HMC broadly welcomes the move by The University of Bristol to accept lower exam grades from disadvantaged local pupils and applicants from schools with poor A-level results.
The Bristol project is an attempt by the sought-after university to drive social mobility. It will make offers two grades lower than the standard offer for applicants who have been at schools in the lowest-achieving 40% for A-level results.
Priority will be given to students who have overcome educational or domestic disadvantage and meet a range of widening participation criteria, such as being the first in their family to attend university, being part of the Free School Meals cohort, living in care or being a young carer.
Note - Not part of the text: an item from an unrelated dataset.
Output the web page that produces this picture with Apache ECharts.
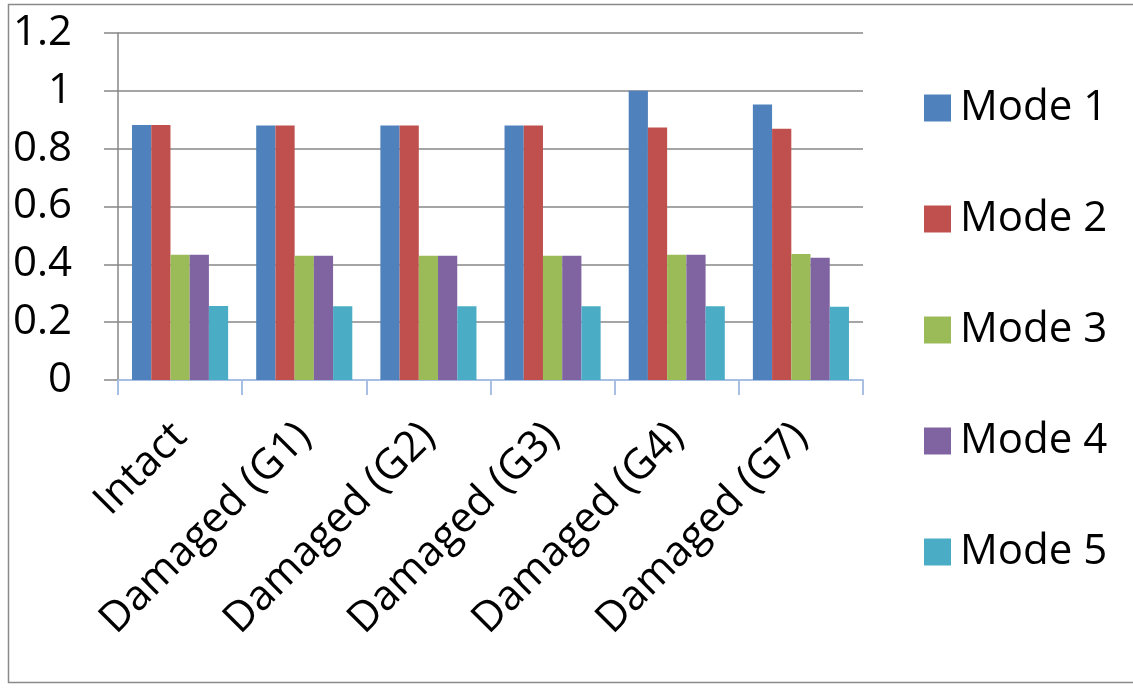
<!DOCTYPE html>
<html>
<head>
<meta charset="utf-8">
<script src="https://cdn.jsdelivr.net/npm/echarts@6/dist/echarts.min.js"></script>
<style>
  html, body { margin: 0; padding: 0; background: #fff; overflow: hidden; }
  #chart { width: 1133px; height: 689px; }
</style>
</head>
<body>
<div id="chart"></div>
<script>
// Normalised modal values per structural state
const categories = ['Intact', 'Damaged (G1)', 'Damaged (G2)', 'Damaged (G3)', 'Damaged (G4)', 'Damaged (G7)'];
const seriesNames = ['Mode 1', 'Mode 2', 'Mode 3', 'Mode 4', 'Mode 5'];
const mode1 = [0.882, 0.880, 0.880, 0.880, 1.000, 0.953];
const mode2 = [0.882, 0.880, 0.880, 0.880, 0.873, 0.869];
const mode3 = [0.433, 0.430, 0.430, 0.430, 0.433, 0.436];
const mode4 = [0.433, 0.430, 0.430, 0.430, 0.433, 0.423];
const mode5 = [0.256, 0.255, 0.255, 0.255, 0.255, 0.253];
const colors = ['#4f81bd', '#c0504d', '#9bbb59', '#8064a2', '#4bacc6'];

const FONT = '"Open Sans", "Liberation Sans", sans-serif';
const FS = 42;
const values = [mode1, mode2, mode3, mode4, mode5];

const chart = echarts.init(document.getElementById('chart'), null, { renderer: 'canvas' });

chart.setOption({
  animation: false,
  backgroundColor: '#ffffff',
  color: colors,
  textStyle: { fontFamily: FONT },
  grid: { left: 118, right: 270, top: 33, bottom: 309, containLabel: false },
  graphic: [{
    // chart-area frame: top, left and bottom edges
    type: 'polyline',
    shape: { points: [[1133, 4.5], [8.5, 4.5], [8.5, 682.5], [1133, 682.5]] },
    style: { fill: 'none', stroke: '#8a8a8a', lineWidth: 1.5 },
    silent: true
  }],
  legend: {
    orient: 'vertical',
    left: 919,
    top: 79,
    itemWidth: 27,
    itemHeight: 27,
    itemGap: 63,
    icon: 'rect',
    data: seriesNames,
    textStyle: {
      fontFamily: FONT,
      fontSize: FS,
      color: '#000',
      lineHeight: 48,
      padding: [0, 0, 0, 4]
    }
  },
  xAxis: {
    type: 'category',
    data: categories,
    axisLine: { show: true, lineStyle: { color: '#a7bfe3', width: 2 } },
    axisTick: { show: true, interval: 0, length: 15, lineStyle: { color: '#a7bfe3', width: 2 } },
    axisLabel: {
      interval: 0,
      rotate: 45,
      margin: 50,
      fontFamily: FONT,
      fontSize: FS,
      color: '#000'
    },
    splitLine: { show: false }
  },
  yAxis: {
    type: 'value',
    min: 0,
    max: 1.2,
    interval: 0.2,
    axisLine: { show: true, lineStyle: { color: '#878787', width: 1.5 } },
    axisTick: { show: true, length: 14, lineStyle: { color: '#878787', width: 1.5 } },
    axisLabel: {
      margin: 46,
      fontFamily: FONT,
      fontSize: FS,
      color: '#000',
      formatter: v => String(parseFloat(v.toFixed(1)))
    },
    splitLine: { show: true, lineStyle: { color: '#878787', width: 1.5 } }
  },
  series: seriesNames.map((name, i) => ({
    name: name,
    type: 'bar',
    data: values[i],
    barGap: '0%',
    barCategoryGap: '22.6%',
    itemStyle: { color: colors[i] },
    z: 3
  }))
});
</script>
</body>
</html>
The project will be launched by MP Justine Greening, Secretary of State for Education, at St Bede's Catholic College in Bristol and they are running the scheme in partnership with Bristol Learning City.
Chris Ramsey, HMC's universities spokesperson and Head of King's, Chester said:
“Given the major expansion of good university places in recent years, it is positive news that institutions such as Bristol are finding creative ways of tapping into talent more widely and increasing social mobility.”
“Research shows, however, that that prior attainment is key to success, so it’s crucial that offers are not irresponsibly low for disadvantaged students. For example, heavily discounted grades may well not work in maths and some sciences,” said Chris.
It is also important that students with lower entry qualifications can still meet the demands of their university course, so the HMC encourages that these students should have tailored support. Universities will have a responsibility to care for and support these new students as well as their existing ones,” concluded Chris.
The initiative has been developed with schools and colleges in Bristol and 39 Year 13 students are taking part in a pilot scheme, ahead of starting their studies at the university in September 2017.